Photographer and journalist Hannah Reyes Morales has won the 2023 World Press Photo Contest for Southeast Asia and Oceania for her story on the Golden Gays of Manila.
Home for the Golden Gays is the incredibly moving and memorable story of a group of elderly showgirls, published in The New York Times in January this year. The Golden Gays, known in the Philippines as a community of older LGBTQI+ people who live together, has long struggled with discrimination, homelessness, and, during the pandemic, the loss of income they derived from performing in pageants and fiestas. Hannah’s photos and words were commended by the jury for portraying the warmth, joy, and dignity of the community.
Vogue Philippines caught up with Hannah, who was on assignment in Kenya at the time of the World Press Photo announcement, to ask her about how her story of the Golden Gays came about. She says she had seen some earlier features on them online, but one of her favorites was Geloy Concepcion’s Reyna delas Flores, a series of studio portraits that brought the members together for the first time since founder Justo Justo died in 2012, leaving many of them homeless and back on the streets.
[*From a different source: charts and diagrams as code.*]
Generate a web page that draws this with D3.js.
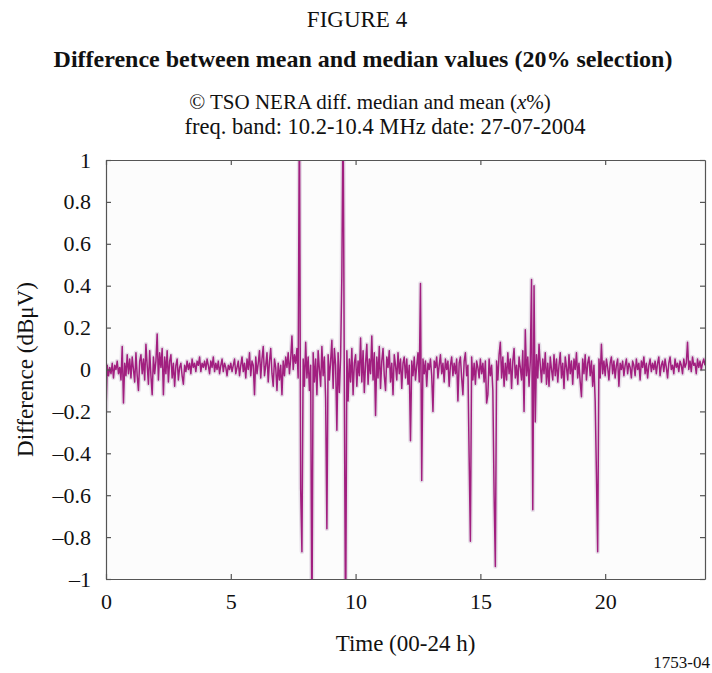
<!DOCTYPE html>
<html>
<head>
<meta charset="utf-8">
<script src="https://cdn.jsdelivr.net/npm/d3@7/dist/d3.min.js"></script>
<style>
  body { margin: 0; background: #fff; }
  text { font-family: "Liberation Serif", "Times New Roman", serif; fill: #111; }
</style>
</head>
<body>
<svg id="chart" width="712" height="673"></svg>
<script>
// Difference between mean and median (dBuV), one sample every 0.05 h, 00:00 -> 24:00
const timeStep = 0.05;
const diffValues = [
  // 0 h
  -0.20, 0.02, -0.03, 0.01, -0.02, 0.03, -0.04, 0.02, 0.00, 0.04, -0.02, 0.01, -0.05, 0.11, -0.16, 0.03, -0.03, 0.07, -0.02, 0.05,
  // 1 h
  -0.04, 0.06, 0.00, -0.06, 0.08, -0.03, -0.10, 0.04, 0.07, -0.02, 0.05, -0.05, 0.12, 0.02, -0.07, 0.09, -0.03, -0.12, 0.06, -0.02,
  // 2 h
  0.04, 0.17, -0.05, 0.08, 0.01, 0.10, -0.12, 0.06, -0.02, 0.09, -0.06, 0.04, 0.07, -0.04, 0.03, -0.08, 0.02, 0.05, -0.05, 0.01,
  // 3 h
  0.03, -0.03, -0.07, 0.02, -0.01, 0.04, 0.00, 0.03, -0.02, 0.05, 0.01, 0.03, -0.01, 0.04, 0.02, 0.06, -0.01, 0.03, 0.01, 0.04,
  // 4 h
  0.00, 0.05, 0.02, -0.02, 0.04, 0.01, 0.06, -0.01, 0.03, 0.00, 0.04, -0.02, 0.02, 0.05, -0.01, 0.03, 0.01, -0.03, 0.02, 0.00,
  // 5 h
  0.03, -0.01, 0.02, 0.05, -0.02, 0.01, 0.04, -0.03, 0.02, 0.06, -0.01, 0.03, -0.04, 0.05, 0.00, 0.08, -0.03, 0.04, 0.02, -0.12,
  // 6 h
  0.06, -0.02, 0.03, 0.09, -0.04, 0.05, 0.11, -0.03, 0.02, 0.08, -0.06, 0.04, 0.10, -0.02, -0.08, 0.05, 0.01, -0.10, 0.03, -0.05,
  // 7 h
  0.02, -0.12, 0.04, -0.03, 0.06, 0.01, 0.08, -0.02, 0.05, 0.16, 0.00, 0.07, 0.03, 0.10, -0.04, 1.30, -0.57, -0.87, 0.05, -0.08,
  // 8 h
  0.13, -0.04, 0.06, -0.10, 0.02, -1.30, 0.08, -0.06, 0.05, -0.12, 0.09, 0.00, -0.08, 0.11, -0.03, 0.06, -0.14, -0.76, 0.07, -0.05,
  // 9 h
  0.04, 0.14, -0.09, 0.10, 0.02, -0.29, 0.08, -0.11, 0.06, 0.45, 1.30, -0.10, -1.30, 0.09, -0.15, 0.05, -0.06, 0.10, -0.12, 0.03,
  // 10 h
  0.07, -0.08, 0.04, -0.03, 0.15, -0.06, 0.09, -0.11, 0.03, 0.12, -0.07, 0.05, -0.02, 0.16, -0.05, 0.08, -0.22, 0.06, -0.04, 0.11,
  // 11 h
  -0.09, 0.04, 0.10, -0.03, -0.10, 0.06, 0.01, 0.09, -0.06, 0.03, -0.12, 0.07, 0.02, -0.05, 0.08, -0.02, 0.05, -0.09, 0.03, 0.06,
  // 12 h
  -0.04, 0.05, -0.07, 0.02, -0.34, 0.04, -0.03, 0.06, -0.05, 0.02, 0.08, -0.06, 0.41, -0.53, 0.05, -0.02, 0.04, -0.08, 0.03, 0.00,
  // 13 h
  0.05, -0.03, -0.20, 0.04, 0.01, 0.06, -0.04, 0.02, 0.07, -0.02, 0.03, -0.06, 0.05, 0.00, 0.04, -0.08, 0.02, 0.06, -0.03, 0.03,
  // 14 h
  -0.02, 0.05, -0.15, 0.03, 0.06, -0.04, -0.12, 0.04, 0.08, -0.03, 0.02, -0.42, -0.82, 0.06, -0.05, 0.03, -0.07, 0.04, 0.01, -0.04,
  // 15 h
  0.05, -0.02, 0.03, -0.06, 0.04, -0.16, -0.12, 0.05, -0.03, 0.02, -0.10, -0.60, -0.94, 0.04, -0.05, 0.07, 0.13, -0.04, 0.06, -0.08,
  // 16 h
  0.03, -0.05, 0.08, -0.02, 0.05, -0.09, 0.04, 0.10, -0.04, 0.02, -0.07, 0.06, 0.01, -0.05, 0.09, -0.20, 0.19, -0.03, 0.06, -0.08,
  // 17 h
  0.04, 0.43, -0.67, 0.40, -0.25, 0.07, -0.04, 0.12, 0.02, -0.06, 0.05, -0.02, 0.08, -0.07, 0.03, -0.08, 0.06, 0.00, -0.05, 0.07,
  // 18 h
  -0.03, 0.05, -0.06, 0.02, 0.08, -0.04, 0.03, -0.09, 0.06, 0.01, -0.05, 0.07, -0.02, 0.04, -0.07, 0.05, 0.00, 0.08, -0.04, 0.03,
  // 19 h
  -0.06, -0.13, 0.05, -0.02, 0.07, -0.05, 0.03, 0.06, -0.03, 0.04, -0.08, 0.02, -0.15, -0.50, -0.87, 0.05, -0.04, 0.12, -0.02, 0.04,
  // 20 h
  -0.03, 0.05, 0.01, -0.05, 0.03, 0.06, -0.02, 0.04, -0.04, 0.02, 0.05, -0.08, 0.03, 0.00, 0.04, -0.03, 0.02, 0.05, -0.02, 0.03,
  // 21 h
  0.01, -0.04, 0.04, 0.02, -0.03, 0.05, 0.00, 0.03, -0.05, 0.04, 0.01, 0.06, -0.02, 0.03, -0.04, 0.02, 0.05, -0.01, 0.03, 0.00,
  // 22 h
  0.04, -0.02, 0.03, 0.06, -0.03, 0.02, 0.04, -0.01, 0.05, 0.01, -0.04, 0.03, 0.06, 0.00, 0.02, -0.02, 0.05, 0.01, 0.03, -0.01,
  // 23 h
  0.04, 0.02, -0.02, 0.05, 0.01, 0.03, 0.13, 0.00, 0.04, -0.01, 0.06, 0.02, 0.03, -0.02, 0.05, 0.01, 0.04, 0.00, 0.03, 0.05,
  // 24 h
  0.02
];

const xTickValues = [0, 5, 10, 15, 20];
const yTickValues = [-1, -0.8, -0.6, -0.4, -0.2, 0, 0.2, 0.4, 0.6, 0.8, 1];
const yTickLabels = ["\u20131", "\u20130.8", "\u20130.6", "\u20130.4", "\u20130.2", "0", "0.2", "0.4", "0.6", "0.8", "1"];

let svg = d3.select("#chart");

let plotL = 106, plotT = 160, plotW = 599, plotH = 419;

let xScale = d3.scaleLinear().domain([0, 24]).range([plotL, plotL + plotW]);
let yScale = d3.scaleLinear().domain([-1, 1]).range([plotT + plotH, plotT]);

let points = diffValues.map((v, i) => ({ t: i * timeStep, v: v }));

// titles
svg.append("text").attr("x", 357).attr("y", 27).attr("text-anchor", "middle")
  .style("font-size", "23px").text("FIGURE 4");
svg.append("text").attr("x", 363).attr("y", 67).attr("text-anchor", "middle")
  .style("font-size", "24px").style("font-weight", "bold")
  .text("Difference between mean and median values (20% selection)");

let sub1 = svg.append("text").attr("x", 370).attr("y", 109).attr("text-anchor", "middle")
  .style("font-size", "21px");
sub1.append("tspan").text("\u00A9 TSO NERA diff. median and mean (");
sub1.append("tspan").style("font-style", "italic").text("x");
sub1.append("tspan").text("%)");
svg.append("text").attr("x", 385).attr("y", 134).attr("text-anchor", "middle")
  .style("font-size", "22.5px").text("freq. band: 10.2-10.4 MHz date: 27-07-2004");

// plot background
svg.append("rect").attr("x", plotL).attr("y", plotT).attr("width", plotW).attr("height", plotH)
  .attr("fill", "#fcfcfc");

svg.append("clipPath").attr("id", "plotClip")
  .append("rect").attr("x", plotL).attr("y", plotT).attr("width", plotW).attr("height", plotH);

let line = d3.line().x(d => xScale(d.t)).y(d => yScale(d.v));

let plotG = svg.append("g").attr("clip-path", "url(#plotClip)");
// soft halo like the printed figure
plotG.append("path").datum(points)
  .attr("d", line).attr("fill", "none")
  .attr("stroke", "#e6dfe8").attr("stroke-width", 4.5).attr("stroke-linejoin", "round");
plotG.append("path").datum(points)
  .attr("d", line).attr("fill", "none")
  .attr("stroke", "#a11f7f").attr("stroke-width", 1.5).attr("stroke-linejoin", "round");

// axes, MATLAB style box with inward ticks
let axisColor = "#555";
let bottomAxis = d3.axisBottom(xScale).tickValues(xTickValues).tickSizeInner(-5).tickSizeOuter(0).tickPadding(14);
let topAxis = d3.axisTop(xScale).tickValues(xTickValues).tickSizeInner(-5).tickSizeOuter(0).tickFormat("");
let leftAxis = d3.axisLeft(yScale).tickValues(yTickValues).tickSizeInner(-5).tickSizeOuter(0).tickPadding(15)
  .tickFormat((d, i) => yTickLabels[i]);
let rightAxis = d3.axisRight(yScale).tickValues(yTickValues).tickSizeInner(-5).tickSizeOuter(0).tickFormat("");

function styleAxis(g) {
  g.select(".domain").attr("stroke", axisColor).attr("stroke-width", 1.2);
  g.selectAll(".tick line").attr("stroke", axisColor).attr("stroke-width", 1.2);
  g.selectAll(".tick text").attr("fill", "#111")
    .style("font-family", "'Liberation Serif', 'Times New Roman', serif").style("font-size", "22px");
}

svg.append("g").attr("transform", `translate(0,${plotT + plotH})`).call(bottomAxis).call(styleAxis);
svg.append("g").attr("transform", `translate(0,${plotT})`).call(topAxis).call(styleAxis);
svg.append("g").attr("transform", `translate(${plotL},0)`).call(leftAxis).call(styleAxis);
svg.append("g").attr("transform", `translate(${plotL + plotW},0)`).call(rightAxis).call(styleAxis);

// axis titles
svg.append("text").attr("x", plotL + plotW / 2).attr("y", 651).attr("text-anchor", "middle")
  .style("font-size", "23px").text("Time (00-24 h)");
svg.append("text").attr("transform", `translate(33,${plotT + plotH / 2}) rotate(-90)`)
  .attr("text-anchor", "middle").style("font-size", "23px").text("Difference (dB\u03BCV)");

svg.append("text").attr("x", 710).attr("y", 668).attr("text-anchor", "end")
  .style("font-size", "17px").text("1753-04");
</script>
</body>
</html>
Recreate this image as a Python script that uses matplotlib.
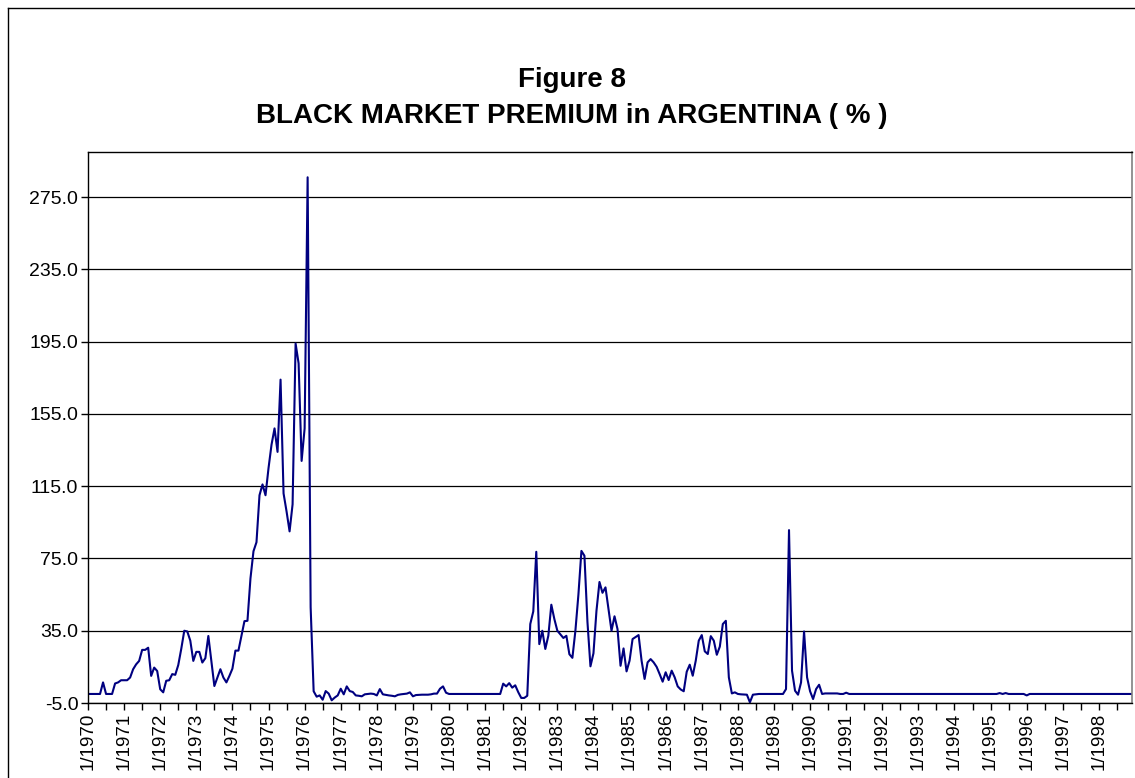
import numpy as np
import matplotlib
matplotlib.use('Agg')
import matplotlib.pyplot as plt
from matplotlib.lines import Line2D

plt.rcParams['font.family'] = ['Liberation Sans', 'DejaVu Sans']

# monthly black market premium (%), Jan 1970 - Dec 1998
y1970 = [0, 0, 0, 0, 0, 6.4, 0, 0, 0, 5.8, 6.4, 7.6]
y1971 = [7.6, 7.6, 9.1, 13.7, 16.4, 18.3, 24.4, 24.4, 25.6, 10.0, 14.6, 12.7]
y1972 = [2.6, 0.9, 7.3, 7.6, 11.0, 10.6, 16.0, 25.0, 35.0, 34.6, 29.5, 18.3]
y1973 = [23.3, 23.3, 17.4, 19.8, 32.1, 18.0, 4.4, 9.1, 13.7, 9.1, 6.4, 10.0]
y1974 = [14.0, 24.0, 24.0, 32.0, 40.3, 40.5, 64.0, 79.0, 84.0, 110.0, 116.0, 110.0]
y1975 = [125.0, 138.0, 147.0, 134.0, 174.0, 111.0, 101.0, 90.0, 105.0, 194.0, 183.0, 129.0]
y1976 = [147.0, 286.0, 48.0, 1.5, -1.5, -0.8, -3.2, 1.6, 0.2, -3.5, -2.0, -0.8]
y1977 = [2.9, -0.2, 4.2, 1.6, 1.1, -0.8, -1.0, -1.3, -0.2, 0.0, 0.2, 0.0]
y1978 = [-0.8, 2.7, -0.2, -0.5, -0.8, -1.0, -1.3, -0.5, -0.2, 0.0, 0.2, 0.9]
y1979 = [-1.3, -0.6, -0.5, -0.4, -0.4, -0.4, -0.2, 0.2, 0.2, 2.9, 4.2, 0.7]
y1980 = [0, 0, 0, 0, 0, 0, 0, 0, 0, 0, 0, 0]
y1981 = [0, 0, 0, 0, 0, 0, 5.7, 4.2, 6.0, 3.5, 4.8, 1.0]
y1982 = [-2.2, -2.2, -1.0, 38.7, 45.7, 78.7, 27.6, 35.0, 24.9, 32.2, 49.4, 41.5]
y1983 = [35.0, 33.0, 31.0, 32.2, 22.0, 20.0, 35.0, 55.0, 79.2, 76.5, 40.0, 15.3]
y1984 = [22.5, 46.0, 62.0, 56.0, 59.0, 47.0, 35.0, 43.0, 35.9, 15.6, 25.2, 12.5]
y1985 = [18.4, 30.4, 31.5, 32.6, 18.4, 8.3, 17.5, 19.3, 17.5, 15.0, 11.0, 6.8]
y1986 = [12.0, 7.7, 12.9, 9.2, 4.2, 2.5, 1.5, 12.3, 16.2, 10.1, 18.4, 29.5]
y1987 = [32.6, 23.6, 22.1, 32.0, 29.5, 21.7, 26.2, 38.7, 40.5, 9.2, 0.3, 0.9]
y1988 = [0.0, -0.2, -0.3, -0.4, -4.6, -0.4, -0.2, 0, 0, 0, 0, 0]
y1989 = [0, 0, 0, 0, 2.7, 90.7, 12.9, 1.8, -0.4, 6.4, 34.6, 9.2]
y1990 = [1.5, -2.8, 2.7, 5.1, 0.0, 0.3, 0.3, 0.3, 0.3, 0.3, 0.0, 0.0]
y1991 = [0.7, 0, 0, 0, 0, 0, 0, 0, 0, 0, 0, 0]
y1992 = [0, 0, 0, 0, 0, 0, 0, 0, 0, 0, 0, 0]
y1993 = [0, 0, 0, 0, 0, 0, 0, 0, 0, 0, 0, 0]
y1994 = [0, 0, 0, 0, 0, 0, 0, 0, 0, 0, 0, 0]
y1995 = [0, 0, 0, 0.5, 0, 0.5, 0, 0, 0, 0, 0, 0]
y1996 = [-0.8, 0, 0, 0, 0, 0, 0, 0, 0, 0, 0, 0]
y1997 = [0, 0, 0, 0, 0, 0, 0, 0, 0, 0, 0, 0]
y1998 = [0, 0, 0, 0, 0, 0, 0, 0, 0, 0, 0, 0]

years = list(range(1970, 1999))
premium = (y1970 + y1971 + y1972 + y1973 + y1974 + y1975 + y1976 + y1977 + y1978 +
           y1979 + y1980 + y1981 + y1982 + y1983 + y1984 + y1985 + y1986 + y1987 +
           y1988 + y1989 + y1990 + y1991 + y1992 + y1993 + y1994 + y1995 + y1996 +
           y1997 + y1998)
year_labels = ['1/%d' % y for y in years]
y_ticks = [-5, 35, 75, 115, 155, 195, 235, 275]

W, H = 1135, 778
fig = plt.figure(figsize=(W / 100, H / 100), dpi=100)
ax = fig.add_axes([88 / W, 1 - 703 / H, (1132 - 88) / W, (703 - 152) / H])

months = np.arange(len(premium))
ax.plot(months, premium, color='#000080', lw=1.5, solid_joinstyle='round')

ax.set_xlim(0, len(premium) - 1)
ax.set_ylim(-5, 300)
ax.set_yticks(y_ticks)
ax.set_yticklabels(['%.1f' % v for v in y_ticks], fontsize=14)
ax.set_xticks(np.arange(0, len(premium), 12))
ax.set_xticklabels(year_labels, rotation=90, fontsize=13.5)
ax.set_xticks(np.arange(6, len(premium), 12), minor=True)
ax.tick_params(axis='both', which='both', direction='out', length=5, width=1, color='black', pad=2)
ax.grid(axis='y', color='black', lw=0.9)
ax.set_axisbelow(True)

for s in ['left', 'bottom', 'top']:
    ax.spines[s].set_color('black')
    ax.spines[s].set_linewidth(1)
ax.spines['right'].set_color('#808080')
ax.spines['right'].set_linewidth(1.2)

fig.text(0.504, 1 - 80 / H, 'Figure 8', ha='center', va='center',
         fontsize=20, fontweight='bold')
fig.text(0.504, 1 - 116 / H, 'BLACK MARKET PREMIUM in ARGENTINA ( % )', ha='center', va='center',
         fontsize=20, fontweight='bold')

# outer chart frame
fig.add_artist(Line2D([8 / W, 8 / W], [0, 1 - 8 / H], color='black', lw=1, transform=fig.transFigure))
fig.add_artist(Line2D([8 / W, 1], [1 - 8 / H, 1 - 8 / H], color='black', lw=1, transform=fig.transFigure))

fig.savefig('out.png', dpi=100)
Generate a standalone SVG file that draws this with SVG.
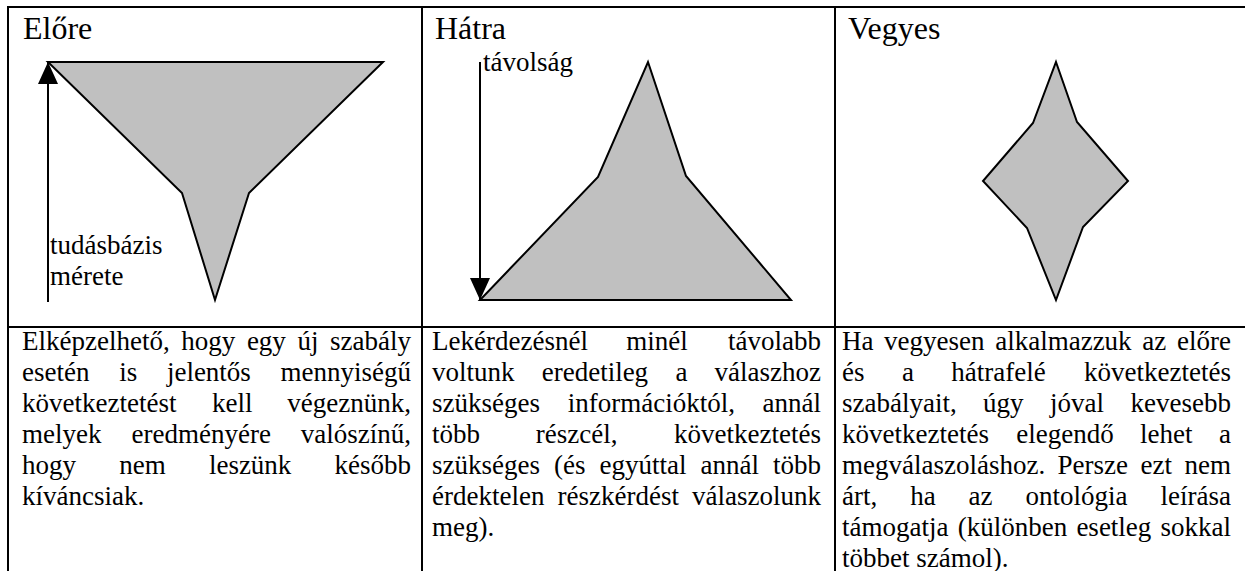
<svg xmlns="http://www.w3.org/2000/svg" width="1245" height="571" viewBox="0 0 1245 571">
<style>
.grid{stroke:#000;stroke-width:2;fill:none}
.shape{fill:#c0c0c0;stroke:#000;stroke-width:2;stroke-linejoin:miter}
.axis{stroke:#000;stroke-width:2;fill:none}
.h{font-family:'Liberation Serif','Times New Roman',serif;font-size:32px;fill:#000}
.t{font-family:'Liberation Serif','Times New Roman',serif;font-size:27px;fill:#000}
.e{text-anchor:end}
</style>
<defs>
<marker id="ah" markerUnits="userSpaceOnUse" markerWidth="22" markerHeight="20" refX="22" refY="10" orient="auto" viewBox="0 0 22 20">
<path d="M0,0 L22,10 L0,20 Z" fill="#000"/>
</marker>
</defs>
<rect width="1245" height="571" fill="#fff"/>
<g id="table">
<line class="grid" x1="7" y1="7" x2="1245" y2="7"/>
<line class="grid" x1="8" y1="6" x2="8" y2="571"/>
<line class="grid" x1="422" y1="6" x2="422" y2="571"/>
<line class="grid" x1="835" y1="6" x2="835" y2="571"/>
<line class="grid" x1="7" y1="327" x2="1245" y2="327"/>
</g>
<g font-family="Liberation Serif, serif">
<g id="elore">
<text class="h" x="23" y="39">Előre</text>
<polygon class="shape" points="48,62 383,62 249,193 215,300 182,193"/>
<text class="t" x="50" y="254">tudásbázis</text>
<text class="t" x="50" y="285">mérete</text>
</g>
<g id="hatra">
<text class="h" x="435" y="39">Hátra</text>
<polygon class="shape" points="648,62 686,176 791,300 480,300 598,177"/>
<text class="t" x="483" y="71">távolság</text>
</g>
<g id="vegyes">
<text class="h" x="848" y="39">Vegyes</text>
<polygon class="shape" points="1056,62 1077,122 1128,181 1083,227 1056,300 1027,228 983,181 1033,123"/>
</g>
<g id="connectors">
<line class="axis" x1="48" y1="302" x2="48" y2="62" marker-end="url(#ah)"/>
<line class="axis" x1="480" y1="62" x2="480" y2="300" marker-end="url(#ah)"/>
</g>
<g id="text-elore">
<text class="t" x="22" y="350">Elképzelhető,</text><text class="t" x="181.3" y="350">hogy</text><text class="t" x="246.9" y="350">egy</text><text class="t" x="297.5" y="350">új</text><text class="t e" x="411" y="350">szabály</text>
<text class="t" x="22" y="381">esetén</text><text class="t" x="119.2" y="381">is</text><text class="t" x="166.9" y="381">jelentős</text><text class="t e" x="411" y="381">mennyiségű</text>
<text class="t" x="22" y="412">következtetést</text><text class="t" x="212" y="412">kell</text><text class="t e" x="411" y="412">végeznünk,</text>
<text class="t" x="22" y="443">melyek</text><text class="t" x="131.5" y="443">eredményére</text><text class="t e" x="411" y="443">valószínű,</text>
<text class="t" x="22" y="474">hogy</text><text class="t" x="119.2" y="474">nem</text><text class="t" x="208.9" y="474">leszünk</text><text class="t e" x="411" y="474">később</text>
<text class="t" x="22" y="505">kíváncsiak.</text>
</g>
<g id="text-hatra">
<text class="t" x="432" y="350">Lekérdezésnél</text><text class="t" x="626.2" y="350">minél</text><text class="t e" x="821" y="350">távolabb</text>
<text class="t" x="432" y="381">voltunk</text><text class="t" x="541.7" y="381">eredetileg</text><text class="t" x="675.4" y="381">a</text><text class="t e" x="821" y="381">válaszhoz</text>
<text class="t" x="432" y="412">szükséges</text><text class="t" x="567.7" y="412">információktól,</text><text class="t e" x="821" y="412">annál</text>
<text class="t" x="432" y="443">több</text><text class="t" x="535.8" y="443">részcél,</text><text class="t e" x="821" y="443">következtetés</text>
<text class="t" x="432" y="474">szükséges</text><text class="t" x="554" y="474">(és</text><text class="t" x="599.5" y="474">egyúttal</text><text class="t" x="700.5" y="474">annál</text><text class="t e" x="821" y="474">több</text>
<text class="t" x="432" y="505">érdektelen</text><text class="t" x="557.6" y="505">részkérdést</text><text class="t e" x="821" y="505">válaszolunk</text>
<text class="t" x="432" y="536">meg).</text>
</g>
<g id="text-vegyes">
<text class="t" x="842" y="350">Ha</text><text class="t" x="884.1" y="350">vegyesen</text><text class="t" x="995.2" y="350">alkalmazzuk</text><text class="t" x="1142.3" y="350">az</text><text class="t e" x="1231" y="350">előre</text>
<text class="t" x="842" y="381">és</text><text class="t" x="901.9" y="381">a</text><text class="t" x="951.3" y="381">hátrafelé</text><text class="t e" x="1231" y="381">következtetés</text>
<text class="t" x="842" y="412">szabályait,</text><text class="t" x="983.1" y="412">úgy</text><text class="t" x="1050" y="412">jóval</text><text class="t e" x="1231" y="412">kevesebb</text>
<text class="t" x="842" y="443">következtetés</text><text class="t" x="1016.2" y="443">elegendő</text><text class="t" x="1140.1" y="443">lehet</text><text class="t e" x="1231" y="443">a</text>
<text class="t" x="842" y="474">megválaszoláshoz.</text><text class="t" x="1057.6" y="474">Persze</text><text class="t" x="1140.5" y="474">ezt</text><text class="t e" x="1231" y="474">nem</text>
<text class="t" x="842" y="505">árt,</text><text class="t" x="910.2" y="505">ha</text><text class="t" x="968.6" y="505">az</text><text class="t" x="1025.6" y="505">ontológia</text><text class="t e" x="1231" y="505">leírása</text>
<text class="t" x="842" y="536">támogatja</text><text class="t" x="957.7" y="536">(különben</text><text class="t" x="1076.4" y="536">esetleg</text><text class="t e" x="1231" y="536">sokkal</text>
<text class="t" x="842" y="567">többet számol).</text>
</g>
</g>
</svg>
According to Hannah’s piece, the Golden Gays were finally able to rent a house for themselves in 2018.
“During the pandemic, I knew that performances weren’t happening. And I knew that the elderly population were very much affected. I was really curious about what life was like for them in the context of the pandemic,” says Hannah, who pitched the story to The New York Times. She reached out to Lola Mon, arranging to meet with the group first before she started taking any pictures.
On a deeper level, Hannah wanted to do a story on what home and family really means. “Mela Habijan told me that the Golden Gays aren’t only icons of the LGBTQIA+ community, but they’re also icons of the home,” she says. “The queering of the home is important, the expansiveness of the idea of home, the expansiveness and the queering of family. It’s important to show and to demonstrate what that looks like and how people actually do it.”
Over the course of her visits to the Home for the Golden Gays—which was very near Hannah’s own childhood home—she realized that the story was also about what it means to age with grace. “To see what aging with grace, with community, with love and beauty could look like and to see that embodied through the lens of the Golden Gays was really quite transformative.” Hannah explains how they also helped expand the definition of pride—their pride in beauty and in family was what kept the group afloat through all their difficult periods.
“One of the other things that was wonderful about the Golden Gays is that this is a community that they built together and has stayed strong for decades—through time, through shared suffering, through shared joy,” she says. Being performers, senior citizens, and part of the marginalized population made the Golden Gays among the most vulnerable during the pandemic. But they never felt abandoned by the LGBTQI+ community in the Philippines, who stood by them and recognized how important the lolas were.
Hannah says she almost did not enter the story in the World Press Photo contest. “But I wanted the lolas to have more visibility, because I feel like they have so much to impart to us,” she says. “Lola Mon told me once that they do not fear even the word death, and I thought that that was beautiful, to have a space in your life where you have that fearlessness.”
The photographer also wanted the story to show how people who struggle can be portrayed without being viewed from a lens of pity. “For me, what was so special about the [story] was that the Lolas have so much to teach us, and so much to give.”